__Data block__.
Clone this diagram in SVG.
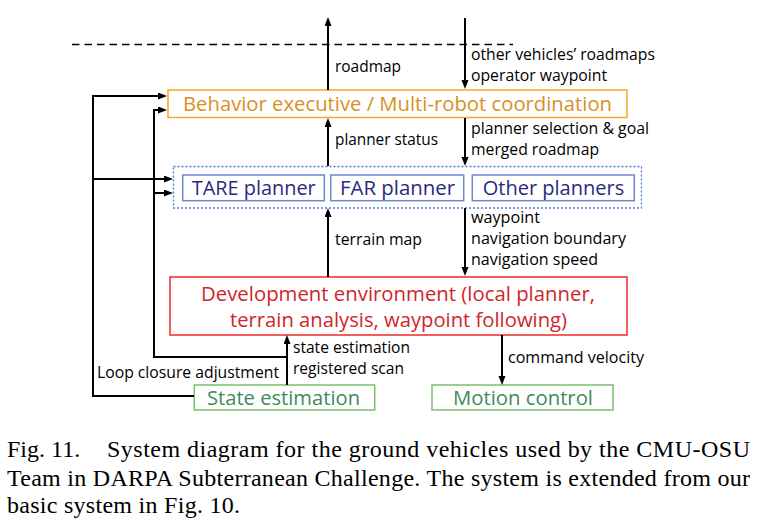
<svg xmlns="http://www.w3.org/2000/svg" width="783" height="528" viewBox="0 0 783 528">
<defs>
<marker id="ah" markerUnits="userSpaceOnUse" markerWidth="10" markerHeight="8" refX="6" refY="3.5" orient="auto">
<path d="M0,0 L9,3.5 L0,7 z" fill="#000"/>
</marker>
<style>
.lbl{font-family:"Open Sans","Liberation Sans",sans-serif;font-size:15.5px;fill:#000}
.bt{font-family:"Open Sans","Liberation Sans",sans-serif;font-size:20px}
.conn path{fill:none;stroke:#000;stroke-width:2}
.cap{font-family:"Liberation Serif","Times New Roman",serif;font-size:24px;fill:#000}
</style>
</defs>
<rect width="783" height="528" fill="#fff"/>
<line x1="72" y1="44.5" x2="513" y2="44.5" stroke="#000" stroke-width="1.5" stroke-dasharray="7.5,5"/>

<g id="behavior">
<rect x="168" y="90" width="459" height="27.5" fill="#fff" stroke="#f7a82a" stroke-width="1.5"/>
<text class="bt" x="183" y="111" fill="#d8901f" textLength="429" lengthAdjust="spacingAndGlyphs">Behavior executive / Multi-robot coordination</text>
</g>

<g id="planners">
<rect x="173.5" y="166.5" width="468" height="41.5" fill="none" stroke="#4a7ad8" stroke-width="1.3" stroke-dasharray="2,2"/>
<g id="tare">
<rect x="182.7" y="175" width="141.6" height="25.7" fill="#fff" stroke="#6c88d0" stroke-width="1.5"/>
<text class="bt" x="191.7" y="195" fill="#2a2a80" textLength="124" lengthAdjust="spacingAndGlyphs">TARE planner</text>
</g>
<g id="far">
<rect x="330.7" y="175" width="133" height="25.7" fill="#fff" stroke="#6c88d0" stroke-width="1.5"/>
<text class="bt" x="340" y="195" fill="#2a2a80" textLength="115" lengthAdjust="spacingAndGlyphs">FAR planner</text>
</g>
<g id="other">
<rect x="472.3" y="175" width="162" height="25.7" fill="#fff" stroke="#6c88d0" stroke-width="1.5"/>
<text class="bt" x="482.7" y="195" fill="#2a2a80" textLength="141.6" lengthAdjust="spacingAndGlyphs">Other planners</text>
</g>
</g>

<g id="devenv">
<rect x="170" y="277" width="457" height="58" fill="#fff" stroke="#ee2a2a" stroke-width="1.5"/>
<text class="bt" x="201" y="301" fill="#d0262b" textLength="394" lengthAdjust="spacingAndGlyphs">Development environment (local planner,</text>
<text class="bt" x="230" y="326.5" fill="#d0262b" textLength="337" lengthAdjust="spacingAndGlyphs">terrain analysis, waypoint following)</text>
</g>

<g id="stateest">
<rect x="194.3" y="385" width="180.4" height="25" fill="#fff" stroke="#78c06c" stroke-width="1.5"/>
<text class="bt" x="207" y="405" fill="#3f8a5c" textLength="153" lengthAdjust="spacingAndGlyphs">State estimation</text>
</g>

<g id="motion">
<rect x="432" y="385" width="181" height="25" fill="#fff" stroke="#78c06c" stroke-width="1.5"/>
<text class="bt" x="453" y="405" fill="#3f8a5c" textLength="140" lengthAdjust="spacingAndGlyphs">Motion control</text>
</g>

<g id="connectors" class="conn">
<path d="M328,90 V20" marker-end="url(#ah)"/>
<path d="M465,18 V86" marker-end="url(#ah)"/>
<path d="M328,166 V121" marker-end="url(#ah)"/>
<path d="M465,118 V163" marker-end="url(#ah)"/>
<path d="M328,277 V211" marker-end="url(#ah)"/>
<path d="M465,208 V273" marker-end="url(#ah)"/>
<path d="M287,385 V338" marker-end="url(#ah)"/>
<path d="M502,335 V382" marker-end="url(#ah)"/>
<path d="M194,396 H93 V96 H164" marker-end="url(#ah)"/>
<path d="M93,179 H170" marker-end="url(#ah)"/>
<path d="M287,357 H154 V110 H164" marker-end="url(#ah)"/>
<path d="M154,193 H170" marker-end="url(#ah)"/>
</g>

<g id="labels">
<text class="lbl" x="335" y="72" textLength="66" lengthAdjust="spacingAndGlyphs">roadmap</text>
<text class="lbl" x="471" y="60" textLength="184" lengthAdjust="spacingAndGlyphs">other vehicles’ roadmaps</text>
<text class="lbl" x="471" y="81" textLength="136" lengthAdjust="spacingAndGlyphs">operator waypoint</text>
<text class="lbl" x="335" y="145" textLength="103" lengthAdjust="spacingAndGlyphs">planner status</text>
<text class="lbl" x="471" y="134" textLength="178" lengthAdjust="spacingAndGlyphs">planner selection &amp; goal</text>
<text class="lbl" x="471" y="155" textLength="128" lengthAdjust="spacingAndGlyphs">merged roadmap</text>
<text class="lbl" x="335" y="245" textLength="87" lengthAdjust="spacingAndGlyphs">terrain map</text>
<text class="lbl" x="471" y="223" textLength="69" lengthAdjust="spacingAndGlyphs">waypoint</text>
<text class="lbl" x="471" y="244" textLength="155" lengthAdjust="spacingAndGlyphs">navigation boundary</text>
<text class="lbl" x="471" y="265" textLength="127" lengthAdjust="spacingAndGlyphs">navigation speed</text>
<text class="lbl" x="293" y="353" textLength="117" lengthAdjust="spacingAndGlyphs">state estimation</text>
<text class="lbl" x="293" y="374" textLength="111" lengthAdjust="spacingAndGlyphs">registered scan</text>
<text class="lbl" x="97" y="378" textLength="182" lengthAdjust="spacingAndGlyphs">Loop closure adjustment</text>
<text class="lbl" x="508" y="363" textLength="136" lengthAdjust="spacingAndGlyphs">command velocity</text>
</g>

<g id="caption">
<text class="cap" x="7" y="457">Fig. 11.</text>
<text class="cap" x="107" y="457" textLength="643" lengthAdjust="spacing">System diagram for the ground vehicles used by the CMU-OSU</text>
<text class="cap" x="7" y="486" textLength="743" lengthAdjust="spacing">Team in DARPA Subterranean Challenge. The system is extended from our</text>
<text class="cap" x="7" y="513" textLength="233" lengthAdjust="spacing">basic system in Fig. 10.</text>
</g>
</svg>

__Exercise objective__.
Skip the images and write out the rest of the listing exactly.

__Task result__.
Clone this diagram in SVG.
<svg xmlns="http://www.w3.org/2000/svg" width="783" height="528" viewBox="0 0 783 528">
<defs>
<marker id="ah" markerUnits="userSpaceOnUse" markerWidth="10" markerHeight="8" refX="6" refY="3.5" orient="auto">
<path d="M0,0 L9,3.5 L0,7 z" fill="#000"/>
</marker>
<style>
.lbl{font-family:"Open Sans","Liberation Sans",sans-serif;font-size:15.5px;fill:#000}
.bt{font-family:"Open Sans","Liberation Sans",sans-serif;font-size:20px}
.conn path{fill:none;stroke:#000;stroke-width:2}
.cap{font-family:"Liberation Serif","Times New Roman",serif;font-size:24px;fill:#000}
</style>
</defs>
<rect width="783" height="528" fill="#fff"/>
<line x1="72" y1="44.5" x2="513" y2="44.5" stroke="#000" stroke-width="1.5" stroke-dasharray="7.5,5"/>

<g id="behavior">
<rect x="168" y="90" width="459" height="27.5" fill="#fff" stroke="#f7a82a" stroke-width="1.5"/>
<text class="bt" x="183" y="111" fill="#d8901f" textLength="429" lengthAdjust="spacingAndGlyphs">Behavior executive / Multi-robot coordination</text>
</g>

<g id="planners">
<rect x="173.5" y="166.5" width="468" height="41.5" fill="none" stroke="#4a7ad8" stroke-width="1.3" stroke-dasharray="2,2"/>
<g id="tare">
<rect x="182.7" y="175" width="141.6" height="25.7" fill="#fff" stroke="#6c88d0" stroke-width="1.5"/>
<text class="bt" x="191.7" y="195" fill="#2a2a80" textLength="124" lengthAdjust="spacingAndGlyphs">TARE planner</text>
</g>
<g id="far">
<rect x="330.7" y="175" width="133" height="25.7" fill="#fff" stroke="#6c88d0" stroke-width="1.5"/>
<text class="bt" x="340" y="195" fill="#2a2a80" textLength="115" lengthAdjust="spacingAndGlyphs">FAR planner</text>
</g>
<g id="other">
<rect x="472.3" y="175" width="162" height="25.7" fill="#fff" stroke="#6c88d0" stroke-width="1.5"/>
<text class="bt" x="482.7" y="195" fill="#2a2a80" textLength="141.6" lengthAdjust="spacingAndGlyphs">Other planners</text>
</g>
</g>

<g id="devenv">
<rect x="170" y="277" width="457" height="58" fill="#fff" stroke="#ee2a2a" stroke-width="1.5"/>
<text class="bt" x="201" y="301" fill="#d0262b" textLength="394" lengthAdjust="spacingAndGlyphs">Development environment (local planner,</text>
<text class="bt" x="230" y="326.5" fill="#d0262b" textLength="337" lengthAdjust="spacingAndGlyphs">terrain analysis, waypoint following)</text>
</g>

<g id="stateest">
<rect x="194.3" y="385" width="180.4" height="25" fill="#fff" stroke="#78c06c" stroke-width="1.5"/>
<text class="bt" x="207" y="405" fill="#3f8a5c" textLength="153" lengthAdjust="spacingAndGlyphs">State estimation</text>
</g>

<g id="motion">
<rect x="432" y="385" width="181" height="25" fill="#fff" stroke="#78c06c" stroke-width="1.5"/>
<text class="bt" x="453" y="405" fill="#3f8a5c" textLength="140" lengthAdjust="spacingAndGlyphs">Motion control</text>
</g>

<g id="connectors" class="conn">
<path d="M328,90 V20" marker-end="url(#ah)"/>
<path d="M465,18 V86" marker-end="url(#ah)"/>
<path d="M328,166 V121" marker-end="url(#ah)"/>
<path d="M465,118 V163" marker-end="url(#ah)"/>
<path d="M328,277 V211" marker-end="url(#ah)"/>
<path d="M465,208 V273" marker-end="url(#ah)"/>
<path d="M287,385 V338" marker-end="url(#ah)"/>
<path d="M502,335 V382" marker-end="url(#ah)"/>
<path d="M194,396 H93 V96 H164" marker-end="url(#ah)"/>
<path d="M93,179 H170" marker-end="url(#ah)"/>
<path d="M287,357 H154 V110 H164" marker-end="url(#ah)"/>
<path d="M154,193 H170" marker-end="url(#ah)"/>
</g>

<g id="labels">
<text class="lbl" x="335" y="72" textLength="66" lengthAdjust="spacingAndGlyphs">roadmap</text>
<text class="lbl" x="471" y="60" textLength="184" lengthAdjust="spacingAndGlyphs">other vehicles’ roadmaps</text>
<text class="lbl" x="471" y="81" textLength="136" lengthAdjust="spacingAndGlyphs">operator waypoint</text>
<text class="lbl" x="335" y="145" textLength="103" lengthAdjust="spacingAndGlyphs">planner status</text>
<text class="lbl" x="471" y="134" textLength="178" lengthAdjust="spacingAndGlyphs">planner selection &amp; goal</text>
<text class="lbl" x="471" y="155" textLength="128" lengthAdjust="spacingAndGlyphs">merged roadmap</text>
<text class="lbl" x="335" y="245" textLength="87" lengthAdjust="spacingAndGlyphs">terrain map</text>
<text class="lbl" x="471" y="223" textLength="69" lengthAdjust="spacingAndGlyphs">waypoint</text>
<text class="lbl" x="471" y="244" textLength="155" lengthAdjust="spacingAndGlyphs">navigation boundary</text>
<text class="lbl" x="471" y="265" textLength="127" lengthAdjust="spacingAndGlyphs">navigation speed</text>
<text class="lbl" x="293" y="353" textLength="117" lengthAdjust="spacingAndGlyphs">state estimation</text>
<text class="lbl" x="293" y="374" textLength="111" lengthAdjust="spacingAndGlyphs">registered scan</text>
<text class="lbl" x="97" y="378" textLength="182" lengthAdjust="spacingAndGlyphs">Loop closure adjustment</text>
<text class="lbl" x="508" y="363" textLength="136" lengthAdjust="spacingAndGlyphs">command velocity</text>
</g>

<g id="caption">
<text class="cap" x="7" y="457">Fig. 11.</text>
<text class="cap" x="107" y="457" textLength="643" lengthAdjust="spacing">System diagram for the ground vehicles used by the CMU-OSU</text>
<text class="cap" x="7" y="486" textLength="743" lengthAdjust="spacing">Team in DARPA Subterranean Challenge. The system is extended from our</text>
<text class="cap" x="7" y="513" textLength="233" lengthAdjust="spacing">basic system in Fig. 10.</text>
</g>
</svg>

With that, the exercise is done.